Relations between leading figures in Respect are at an all-time
low and this must be addressed. I have proposals to make which are
not aimed at a change of political line, still less an attack on
any organisation or section within Respect. They are aimed at placing
us on an election war-footing, closing the chasm which has been
caused to develop between leading members, together with an emergency
fundraising and membership drive to facilitate our forthcoming electoral
challenges. Business as usual will not do and everyone in their
heart knows this.
The crossroads at which we now stand can take us either down the
Shadwell route or the road to Southall. Instead of three MPs and
a presence on the GLA we could have no MPs and no one on the GLA
by this time next year. A few honest moments thoughts should suffice
to calibrate where that would leave us. Oblivion.

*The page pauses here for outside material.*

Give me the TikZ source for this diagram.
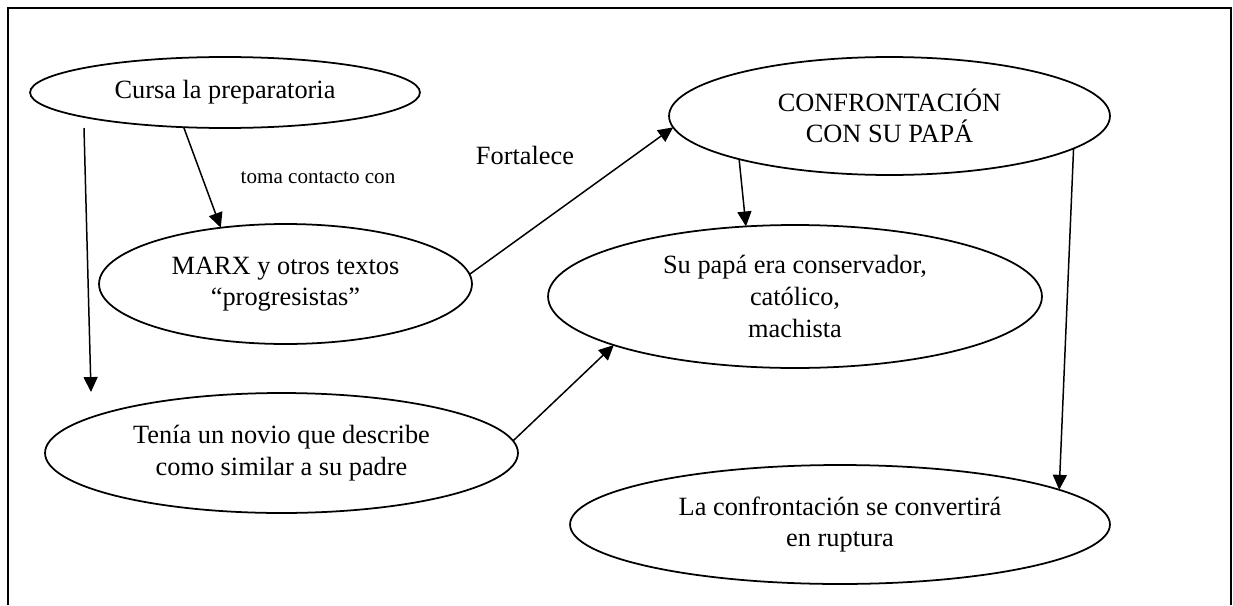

I cannot imagine that any member of the National Council wants
to see us arrive at the destination where now lies the wreck of
left-wing politics in Scotland and so I hope that these proposals
will be considered with the best interests of the Respect project
uppermost in our minds.
A way forward
It is abundantly clear for a variety of reasons that the leadership
team must be strengthened and all talents mustered. I therefore
propose the creation of a new high-powered elections committee whose
task would be to rapidly evaluate our election strengths and weaknesses,
proposed target seats, supervise the selection of candidates - national
and local - and to spearhead a national membership and fundraising
drive. This committee must comprise the leading members of Respect,
including Salma, Linda Smith, Yvonne Ridley, Abjol Miah (as the
leader of our 11 councillors in the central election battleground
of Tower Hamlets), me, Lindsey German, Alan Thornett, Nick Wrack
as well as the National Secretary.
I also propose a crucial new post of National Organiser, preferably
full-time, whose task would be the aforementioned re-organisation
and re-energising of the key clusters of Respect support and the
encouragement of members everywhere. This position would sit alongside
the position of National Secretary. It must be advertised and subject
to competitive interview overseen by the elections committee.
While this document may seem stark in black and white it reflects
a widespread feeling which has surfaced in various ways - including
at the National Council - and it is clear that the status quo, or
minor tinkering, are not options. Time is short, renovation is urgently
required and we must start the process now.